As per the Article 112 of the Indian constitution, the Annual Budget has to create a distinction between the expenditure of the government on the revenue account through other expenditures. To solve this the annual Budget consists of Revenue Budget and Capital Budget.
Capital Budget comprises of:
- Capital Receipts: These are the loans which are taken by the government form the Reserve Bank of India(RBI), public (market loans), through the sale of treasury bills, loans from foreign countries or banks etc
- Capital Payments: All the expenditure for acquiring various assets like machinery, land, technology, investment is share market and the loans acquired by the state government from the centre are called capital payments.

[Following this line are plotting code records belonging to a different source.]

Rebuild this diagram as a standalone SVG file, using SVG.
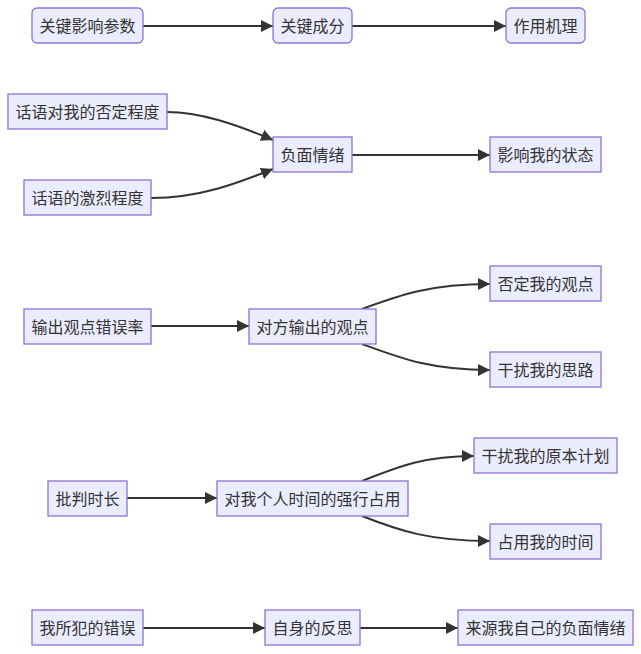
<svg xmlns="http://www.w3.org/2000/svg" width="641" height="654" viewBox="0 0 641 654">
<style>
.n rect{fill:#ECECFF;stroke:#9370DB;stroke-width:1.3}
.n text{font-family:"Noto Sans CJK SC","Noto Sans",sans-serif;font-size:16px;fill:#333;text-anchor:middle;dominant-baseline:central}
.e path{fill:none;stroke:#333;stroke-width:2}
</style>
<defs>
<marker id="ar" viewBox="0 0 10 10" refX="10" refY="5" markerWidth="12" markerHeight="12" markerUnits="userSpaceOnUse" orient="auto">
<path d="M0,0 L10,5 L0,10 z" fill="#333"/>
</marker>
</defs>
<rect width="641" height="654" fill="#fff"/>
<g class="e">
<path d="M143,26 L273,26" marker-end="url(#ar)"/>
<path d="M352,26 L506,26" marker-end="url(#ar)"/>
<path d="M167,112 C200,112 235,124 273,140" marker-end="url(#ar)"/>
<path d="M151,198 C200,198 238,183 273,169" marker-end="url(#ar)"/>
<path d="M352,155 L490,155" marker-end="url(#ar)"/>
<path d="M151,326 L249,326" marker-end="url(#ar)"/>
<path d="M362,309 C400,295 430,284 490,284" marker-end="url(#ar)"/>
<path d="M362,344 C400,358 430,370 490,370" marker-end="url(#ar)"/>
<path d="M127,498 L217,498" marker-end="url(#ar)"/>
<path d="M362,481 C400,466 425,456 474,456" marker-end="url(#ar)"/>
<path d="M362,516 C400,531 430,541 490,541" marker-end="url(#ar)"/>
<path d="M143,628 L265,628" marker-end="url(#ar)"/>
<path d="M360,628 L458,628" marker-end="url(#ar)"/>
</g>
<g id="n1" class="n"><rect x="32" y="8" width="111" height="35" rx="5"/><text x="87.5" y="24.5">关键影响参数</text></g>
<g id="n2" class="n"><rect x="273" y="8" width="79" height="35" rx="5"/><text x="312.5" y="24.5">关键成分</text></g>
<g id="n3" class="n"><rect x="506" y="8" width="79" height="35" rx="5"/><text x="545.5" y="24.5">作用机理</text></g>
<g id="n4" class="n"><rect x="8" y="94" width="159" height="35"/><text x="87.5" y="110.5">话语对我的否定程度</text></g>
<g id="n5" class="n"><rect x="24" y="180" width="127" height="35"/><text x="87.5" y="196.5">话语的激烈程度</text></g>
<g id="n6" class="n"><rect x="273" y="137" width="79" height="35"/><text x="312.5" y="153.5">负面情绪</text></g>
<g id="n7" class="n"><rect x="490" y="137" width="111" height="35"/><text x="545.5" y="153.5">影响我的状态</text></g>
<g id="n8" class="n"><rect x="24" y="309" width="127" height="35"/><text x="87.5" y="325.5">输出观点错误率</text></g>
<g id="n9" class="n"><rect x="249" y="309" width="127" height="35"/><text x="312.5" y="325.5">对方输出的观点</text></g>
<g id="n10" class="n"><rect x="490" y="266" width="111" height="35"/><text x="545.5" y="282.5">否定我的观点</text></g>
<g id="n11" class="n"><rect x="490" y="352" width="111" height="35"/><text x="545.5" y="368.5">干扰我的思路</text></g>
<g id="n12" class="n"><rect x="48" y="481" width="79" height="35"/><text x="87.5" y="497.5">批判时长</text></g>
<g id="n13" class="n"><rect x="217" y="481" width="191" height="35"/><text x="312.5" y="497.5">对我个人时间的强行占用</text></g>
<g id="n14" class="n"><rect x="474" y="438" width="143" height="35"/><text x="545.5" y="454.5">干扰我的原本计划</text></g>
<g id="n15" class="n"><rect x="490" y="524" width="111" height="35"/><text x="545.5" y="540.5">占用我的时间</text></g>
<g id="n16" class="n"><rect x="32" y="610" width="111" height="35"/><text x="87.5" y="626.5">我所犯的错误</text></g>
<g id="n17" class="n"><rect x="265" y="610" width="95" height="35"/><text x="312.5" y="626.5">自身的反思</text></g>
<g id="n18" class="n"><rect x="458" y="610" width="175" height="35"/><text x="545.5" y="626.5">来源我自己的负面情绪</text></g>
</svg>
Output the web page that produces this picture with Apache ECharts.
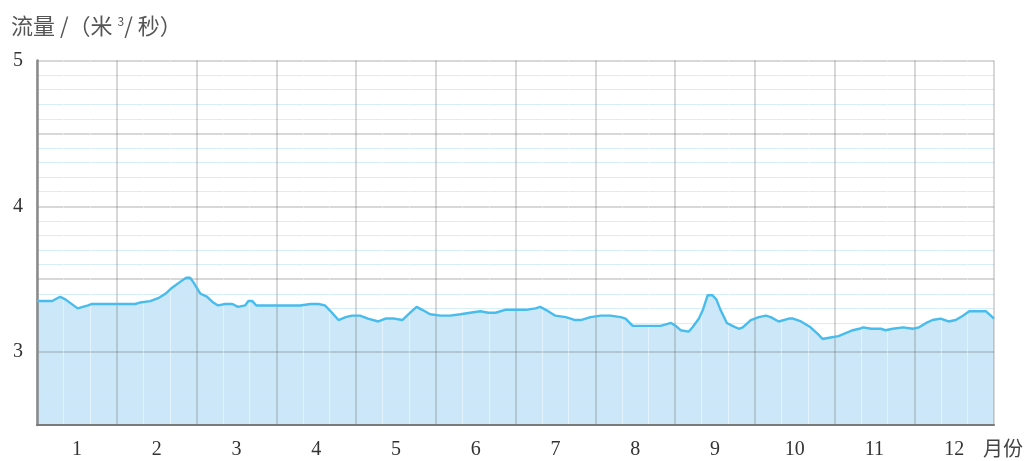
<!DOCTYPE html>
<html>
<head>
<meta charset="utf-8">
<script src="https://cdn.jsdelivr.net/npm/echarts@6/dist/echarts.min.js"></script>
<style>
html,body{margin:0;padding:0;background:#fff;}
#main{width:1027px;height:461px;}
</style>
</head>
<body>
<div id="main"></div>
<script>
// month labels on the x axis
var monthLabels = ['1','2','3','4','5','6','7','8','9','10','11','12'];
// y tick labels shown
var yTickLabels = [3, 4, 5];
// position along the year, in months (0 = start of Jan, 12 = end of Dec)
var months = [0.00,0.19,0.29,0.36,0.51,0.64,0.69,1.04,1.10,1.23,1.29,1.42,1.52,1.61,1.69,1.79,1.87,1.92,1.96,2.05,
  2.13,2.21,2.27,2.36,2.45,2.52,2.61,2.65,2.70,2.75,3.30,3.43,3.53,3.61,3.70,3.78,3.87,3.95,4.05,4.15,
  4.28,4.37,4.43,4.48,4.58,4.68,4.76,4.83,4.93,5.06,5.18,5.31,5.43,5.56,5.66,5.75,5.87,6.00,6.13,6.25,
  6.31,6.38,6.50,6.63,6.75,6.82,6.94,7.07,7.19,7.32,7.38,7.47,7.63,7.82,7.95,8.01,8.07,8.17,8.22,8.30,
  8.35,8.41,8.47,8.52,8.57,8.65,8.72,8.80,8.85,8.95,9.05,9.14,9.20,9.30,9.43,9.48,9.58,9.70,9.80,9.85,
  9.95,10.05,10.14,10.23,10.31,10.36,10.46,10.58,10.64,10.73,10.86,10.98,11.06,11.15,11.23,11.33,11.43,11.52,11.61,11.69,
  11.90,11.96,12.00];
// flow, cubic metres per second
var flow = [3.35,3.35,3.38,3.36,3.30,3.32,3.33,3.33,3.33,3.33,3.34,3.35,3.37,3.40,3.44,3.48,3.51,3.51,3.48,3.40,
  3.38,3.34,3.32,3.33,3.33,3.31,3.32,3.35,3.35,3.32,3.32,3.33,3.33,3.32,3.27,3.22,3.24,3.25,3.25,3.23,
  3.21,3.23,3.23,3.23,3.22,3.27,3.31,3.29,3.26,3.25,3.25,3.26,3.27,3.28,3.27,3.27,3.29,3.29,3.29,3.30,
  3.31,3.29,3.25,3.24,3.22,3.22,3.24,3.25,3.25,3.24,3.23,3.18,3.18,3.18,3.20,3.18,3.15,3.14,3.17,3.23,
  3.29,3.39,3.39,3.36,3.29,3.20,3.18,3.16,3.17,3.22,3.24,3.25,3.24,3.21,3.23,3.23,3.21,3.17,3.12,3.09,
  3.10,3.11,3.13,3.15,3.16,3.17,3.16,3.16,3.15,3.16,3.17,3.16,3.17,3.20,3.22,3.23,3.21,3.22,3.25,3.28,
  3.28,3.25,3.23];

var points = months.map(function (m, i) { return [m, flow[i]]; });

var chart = echarts.init(document.getElementById('main'));
var serif = '"Liberation Serif","DejaVu Serif",serif';
var cjk = '"Noto Sans CJK SC","Noto Sans",sans-serif';

chart.setOption({
  animation: false,
  backgroundColor: '#ffffff',
  title: {
    left: 6,
    top: 10,
    text: '流量 /（米 {sup|3}/ 秒）',
    textStyle: {
      fontFamily: cjk,
      fontSize: 22,
      fontWeight: 'normal',
      color: '#555555',
      rich: {
        sup: { fontSize: 12, verticalAlign: 'top', padding: [0, 0, 10, 0], color: '#555555', fontFamily: cjk }
      }
    }
  },
  grid: { left: 37, right: 33, top: 60.5, bottom: 36, containLabel: false, outerBoundsMode: 'none' },
  xAxis: [
    {
      type: 'value',
      min: 0, max: 12, interval: 1,
      axisLabel: { show: false },
      axisTick: { show: false },
      axisLine: { show: true, onZero: false, lineStyle: { color: '#7a7a7a', width: 2 } },
      splitLine: { show: true, lineStyle: { color: 'rgba(110,110,110,0.36)', width: 1.5 } },
      minorTick: { show: false, splitNumber: 3 },
      minorSplitLine: { show: true, lineStyle: { color: 'rgba(255,255,255,0.45)', width: 1.2 } },
      z: 3
    },
    {
      type: 'category',
      position: 'bottom',
      data: monthLabels,
      boundaryGap: true,
      axisLine: { show: false },
      axisTick: { show: false },
      splitLine: { show: false },
      axisLabel: { fontFamily: serif, fontSize: 20, color: '#333333', margin: 15 },
      name: '月份',
      nameLocation: 'end',
      nameGap: -11,
      nameTextStyle: { fontFamily: cjk, fontSize: 20, color: '#444444', align: 'left', verticalAlign: 'top', padding: [13, 0, 0, 0] }
    }
  ],
  yAxis: {
    type: 'value',
    min: 2.5, max: 5, interval: 0.5,
    axisLine: { show: true, onZero: false, lineStyle: { color: '#8a8a8a', width: 2.5 } },
    axisTick: { show: false },
    axisLabel: {
      fontFamily: serif, fontSize: 20, color: '#333333', margin: 14,
      formatter: function (v) { return yTickLabels.indexOf(Math.round(v * 10) / 10) >= 0 && Math.abs(v - Math.round(v)) < 1e-6 ? String(Math.round(v)) : ''; }
    },
    splitLine: { show: true, lineStyle: { color: 'rgba(110,110,110,0.36)', width: 1.5 } },
    minorTick: { show: false, splitNumber: 5 },
    minorSplitLine: { show: true, lineStyle: { color: 'rgba(200,232,250,0.75)', width: 1.2 } },
    z: 3
  },
  series: [
    {
      type: 'line',
      data: points,
      xAxisIndex: 0,
      showSymbol: false,
      lineStyle: { width: 0, opacity: 0 },
      areaStyle: { color: '#cbe7f8', opacity: 1, origin: 'start' },
      z: 1,
      silent: true
    },
    {
      type: 'line',
      data: points,
      xAxisIndex: 0,
      showSymbol: false,
      lineStyle: { color: '#48bcec', width: 2.4 },
      z: 5
    }
  ]
});
</script>
</body>
</html>
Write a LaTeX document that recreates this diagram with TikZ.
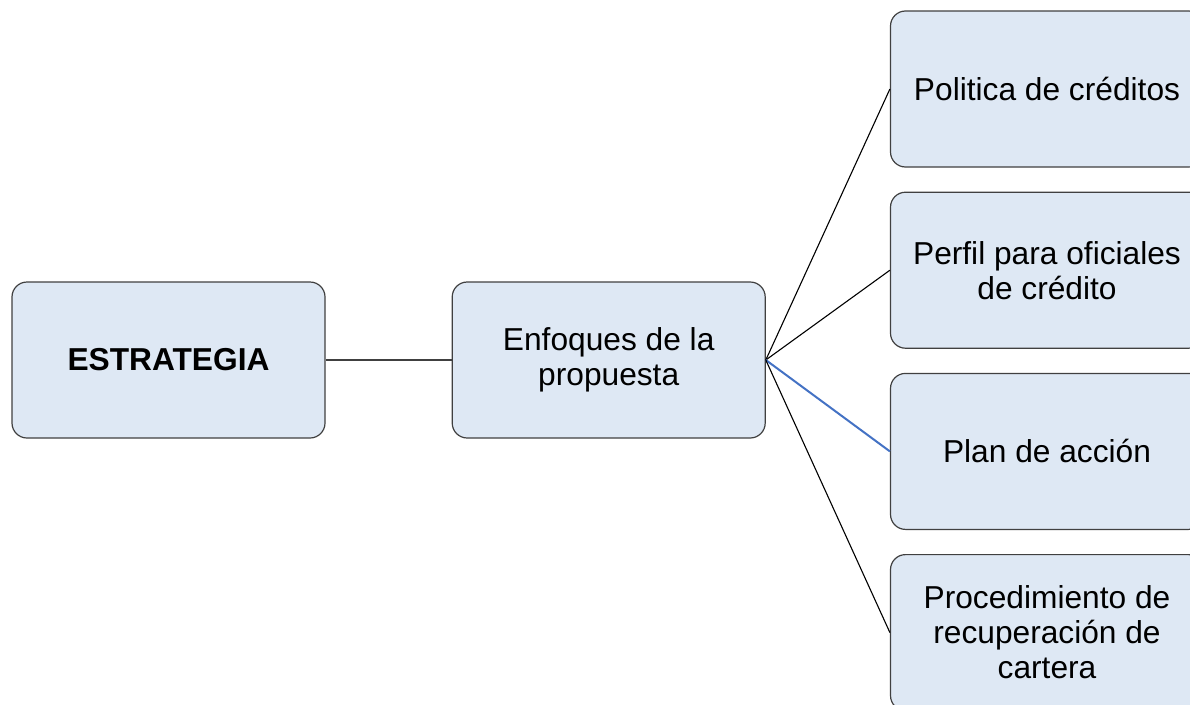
\documentclass[tikz,border=0pt]{standalone}
\usepackage{fontspec}
\setmainfont{Liberation Sans}
\usetikzlibrary{positioning}

\definecolor{azul}{HTML}{4472C4}
\definecolor{relleno}{HTML}{DEE8F4}
\tikzset{
    tema/.style = {rectangle, rounded corners=15pt, draw=black!75, line width=1.2pt,
                   fill=relleno, minimum width=313pt, minimum height=156pt,
                   inner sep=0pt, align=center, font=\fontsize{31.7}{35}\selectfont},
    enlace/.style = {line width=1.1pt, draw=black}
}

\begin{document}
\begin{tikzpicture}[x=1pt, y=-1pt]
    \useasboundingbox (0,0) rectangle (1190,704);
    \clip (0,0) rectangle (1190,704);
    \node[tema] (estr) at (168.5,360) {\textbf{ESTRATEGIA}};
    \node[tema, right=126pt of estr] (enf) {Enfoques de la\\propuesta};

    \node[tema] (r1) at (1047,89) {Politica de créditos};
    \node[tema, below=24pt of r1] (r2) {Perfil para oficiales\\de crédito};
    \node[tema, below=24pt of r2] (r3) {Plan de acción};
    \node[tema, below=24pt of r3] (r4) {Procedimiento de\\recuperación de\\cartera};

    \draw[enlace, draw=black!75, line width=1.3pt] (estr.east) -- (enf.west);
    \draw[enlace] (enf.east) -- (r1.west);
    \draw[enlace] (enf.east) -- (r2.west);
    \draw[enlace, draw=azul, line width=2pt] (enf.east) -- (r3.west);
    \draw[enlace] (enf.east) -- (r4.west);
\end{tikzpicture}
\end{document}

Objectives of Capital Budget
- Assessment of the source of capital expenditure
- Find the amount of capital required for capital expenditure
- Assessment of the profitability of capital expenditure
- Selection of projects/ schemes for capital investment
- Check the merits and demerits of all the proposals and choose the best among them.
Limitations of Capital Budgeting
The following are the limitations of capital budgeting.
- The estimation of a requirement of capital budget may increase and decrease due to factors which cannot be controlled by anyone. So, the economics of the investment may also change accordingly.
- Many factors which aren’t related to financial capabilities may play a game-changing role in the success of the implementation of a certain scheme or project or investment of the government.